The concept of knowledge-constitutive human interests already conjoins the two elements whose relation still has to be explained: knowledge and interest. From everyday experience we know that ideas serve often enough to furnish our actions with justifying motives in place of the real ones. What is called rationalization at this level is called ideology at the level of collective action. In both cases the manifest content of statements is falsified by consciousness’ unreflected tie to interests, despite its illusion of autonomy. The discipline of trained thought thus correctly aims at excluding such interests. In all the sciences routines have been developed that guard against the subjectivity of opinion, and a new discipline, the sociology of knowledge, has emerged to counter the uncontrolled influence of interests on a deeper level, which derive less from the individual than from the objective situation of social groups.

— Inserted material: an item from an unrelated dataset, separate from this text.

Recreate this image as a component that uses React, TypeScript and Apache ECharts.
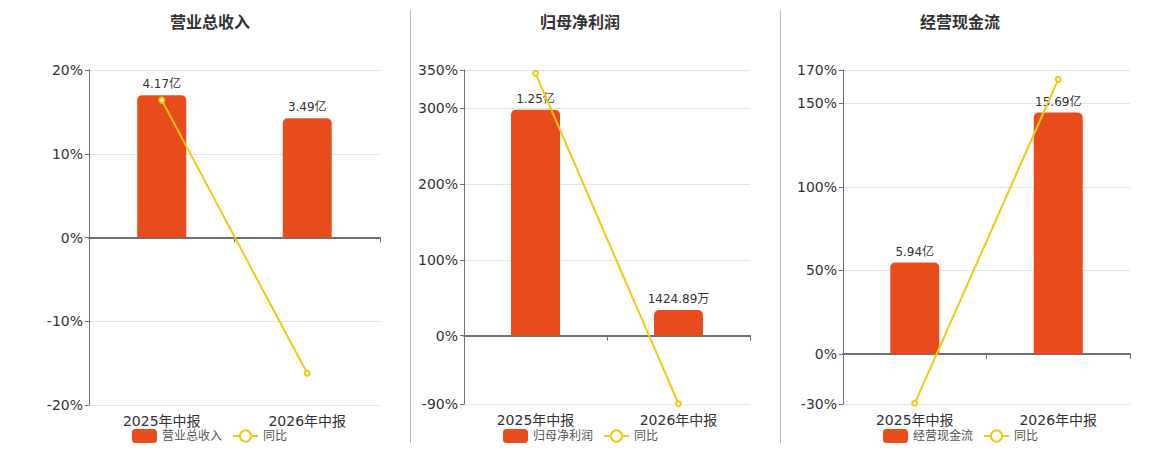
import React, { useEffect, useRef } from "react";
import * as echarts from "echarts";

const categories = ["2025年中报", "2026年中报"];
const panelTitles = ["营业总收入", "归母净利润", "经营现金流"];
const barNames = ["营业总收入", "归母净利润", "经营现金流"];
const lineName = "同比";

const barRevenue = [4.17, 3.49];
const barRevenueLabels = ["4.17亿", "3.49亿"];
const barProfit = [1.25, 0.1424889];
const barProfitLabels = ["1.25亿", "1424.89万"];
const barCash = [5.94, 15.69];
const barCashLabels = ["5.94亿", "15.69亿"];

const yoyRevenue = [16.4, -16.2];
const yoyProfit = [345.6, -89.6];
const yoyCash = [-29.6, 164.4];

const ticksRevenue = [-20, -10, 0, 10, 20];
const ticksProfit = [-90, 0, 100, 200, 300, 350];
const ticksCash = [-30, 0, 50, 100, 150, 170];

const BAR_COLOR = "#E84C1D";
const LINE_COLOR = "#F2C811";
const AXIS_COLOR = "#6E7079";
const GRID_COLOR = "#E0E6F1";
const FONT = "DejaVu Sans, 'Noto Sans CJK SC', sans-serif";

export default function App() {
  const ref = useRef<HTMLDivElement>(null);

  useEffect(() => {
    document.body.style.margin = "0";
    if (!ref.current) return;
    const chart = echarts.init(ref.current, undefined, { renderer: "svg" });

    const panels = [
      { bars: barRevenue, labels: barRevenueLabels, yoy: yoyRevenue, ticks: ticksRevenue, grid: { left: 89, top: 70, width: 291, height: 335 }, titleX: 210, legendX: 132 },
      { bars: barProfit, labels: barProfitLabels, yoy: yoyProfit, ticks: ticksProfit, grid: { left: 464, top: 70, width: 286, height: 334 }, titleX: 580, legendX: 503 },
      { bars: barCash, labels: barCashLabels, yoy: yoyCash, ticks: ticksCash, grid: { left: 843, top: 70, width: 287, height: 334 }, titleX: 960, legendX: 883 },
    ];

    const grids: any[] = [];
    const xAxes: any[] = [];
    const yAxes: any[] = [];
    const series: any[] = [];
    const titles: any[] = [];
    const legends: any[] = [];

    panels.forEach((p, i) => {
      grids.push({ ...p.grid, containLabel: false });
      const pMin = Math.min(...p.ticks);
      const pMax = Math.max(...p.ticks);
      const barMax = Math.max(...p.bars) / 0.85;
      const barMin = (barMax * pMin) / pMax;

      xAxes.push({
        type: "category",
        gridIndex: i,
        data: categories,
        axisLine: { show: true, onZero: true, onZeroAxisIndex: 2 * i, lineStyle: { color: AXIS_COLOR, width: 2 } },
        axisTick: { show: true, length: 5, lineStyle: { color: AXIS_COLOR } },
        axisLabel: { show: false },
        splitLine: { show: false },
      });
      xAxes.push({
        type: "category",
        gridIndex: i,
        position: "bottom",
        data: categories,
        axisLine: { show: false, onZero: false },
        axisTick: { show: false },
        axisLabel: { show: true, fontSize: 14, color: "#333", margin: 9, fontFamily: FONT },
        splitLine: { show: false },
      });

      yAxes.push({
        type: "value",
        gridIndex: i,
        min: pMin,
        max: pMax,
        axisLine: { show: true, lineStyle: { color: AXIS_COLOR } },
        axisTick: { show: true, length: 4, customValues: p.ticks, lineStyle: { color: AXIS_COLOR } },
        axisLabel: { fontSize: 14, color: "#333", margin: 6, formatter: "{value}%", customValues: p.ticks, fontFamily: FONT },
        splitLine: { show: true, lineStyle: { color: GRID_COLOR } },
      });
      yAxes.push({
        type: "value",
        gridIndex: i,
        show: false,
        min: barMin,
        max: barMax,
        splitLine: { show: false },
      });

      series.push({
        type: "bar",
        name: barNames[i],
        xAxisIndex: 2 * i,
        yAxisIndex: 2 * i + 1,
        data: p.bars,
        barWidth: 49,
        itemStyle: { color: BAR_COLOR, borderRadius: [5, 5, 0, 0] },
        label: {
          show: true,
          position: "top",
          distance: 5,
          fontSize: 12,
          color: "#333",
          fontFamily: FONT,
          formatter: (params: any) => p.labels[params.dataIndex],
        },
        z: 2,
      });
      series.push({
        type: "line",
        name: lineName,
        xAxisIndex: 2 * i,
        yAxisIndex: 2 * i,
        data: p.yoy,
        symbol: "emptyCircle",
        symbolSize: 5,
        lineStyle: { color: LINE_COLOR, width: 2 },
        itemStyle: { color: LINE_COLOR },
        z: 3,
      });

      titles.push({
        text: panelTitles[i],
        left: p.titleX,
        top: 14,
        padding: 0,
        textAlign: "center",
        textStyle: { fontSize: 16, fontWeight: "bold", color: "#333", fontFamily: FONT },
      });
      legends.push({
        left: p.legendX,
        top: 429,
        itemWidth: 25,
        itemHeight: 14,
        itemGap: 10,
        padding: 0,
        data: [barNames[i], lineName],
        textStyle: { fontSize: 12, color: "#555", fontFamily: FONT },
      });
    });

    chart.setOption({
      animation: false,
      backgroundColor: "#fff",
      textStyle: { fontFamily: FONT },
      title: titles,
      legend: legends,
      grid: grids,
      xAxis: xAxes,
      yAxis: yAxes,
      series,
      graphic: [
        { type: "line", shape: { x1: 410.5, y1: 10, x2: 410.5, y2: 443 }, style: { stroke: "#bbb", lineWidth: 1 } },
        { type: "line", shape: { x1: 780.5, y1: 10, x2: 780.5, y2: 443 }, style: { stroke: "#bbb", lineWidth: 1 } },
      ],
    });

    return () => chart.dispose();
  }, []);

  return <div ref={ref} style={{ width: 1160, height: 450 }} />;
}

Habermas goes on to reflect on the interests driving scientific inquiry–“scientific” in the broadest sense of having to do with knowledge. He delineates:

Technical inquiry motivated by the drive for manipulation and control, or power
Historical-hermeneutic inquiry motivated by the drive to guide collective action
Critical, reflexive inquiry into how the objective situation of social groups controls ideology, motivated by the drive to be free or liberated

This was written in 1965. Habermas was positioning himself as a critical thinker; however, unlike some of the earlier Frankfurt School thinkers he drew on, he did maintained that technical power was an objective human interest. (see Bohman and Rehg) In the United States especially, criticality as a mode of inquiry took aim at the ideologies that aimed at white, bourgeois, and male power. Contemporary academic critique has since solidified as an academic discipline and wields political power. In particular, is frequently enlisted as an expression of the interests of marginalized groups. In so doing, academic criticality has (in my view regrettably) becomes mere ideology. No longer interested in being scientifically disinterested, it has become a tool of rationalization. It’s project is the articulation of changing historical conditions in certain institutionally recognized tropes. One of these tropes is the critique of capitalism, modernism, neoliberalism, etc. and their white male bourgeois heritage. Another is the feminist emphasis on domesticity as a dismissed form on economic production. This trope features in James’ analysis of Singapore’s ideal of social harmony:

Harris emphasizes that Singaporeans generally think that finely-tuned social harmony is the one thing that keeps the tiny city-state from tumbling into chaos. [1] In a context where resources are extremely scarce–there’s very little land, and little to no domestic water, food, or energy sources, harmony is crucial. It’s what makes society sufficiently productive so that it can generate enough commercial and tax revenue to buy and import the things it can’t cultivate domestically (and by domestically, I really mean domestically, as in, by ‘housework’ or the un/low-waged labor traditionally done by women and slaves/servants.) Harmony is what makes commercial processes efficient enough to make up for what’s lost when you don’t have a ‘domestic’ supply chain. (emphasis mine)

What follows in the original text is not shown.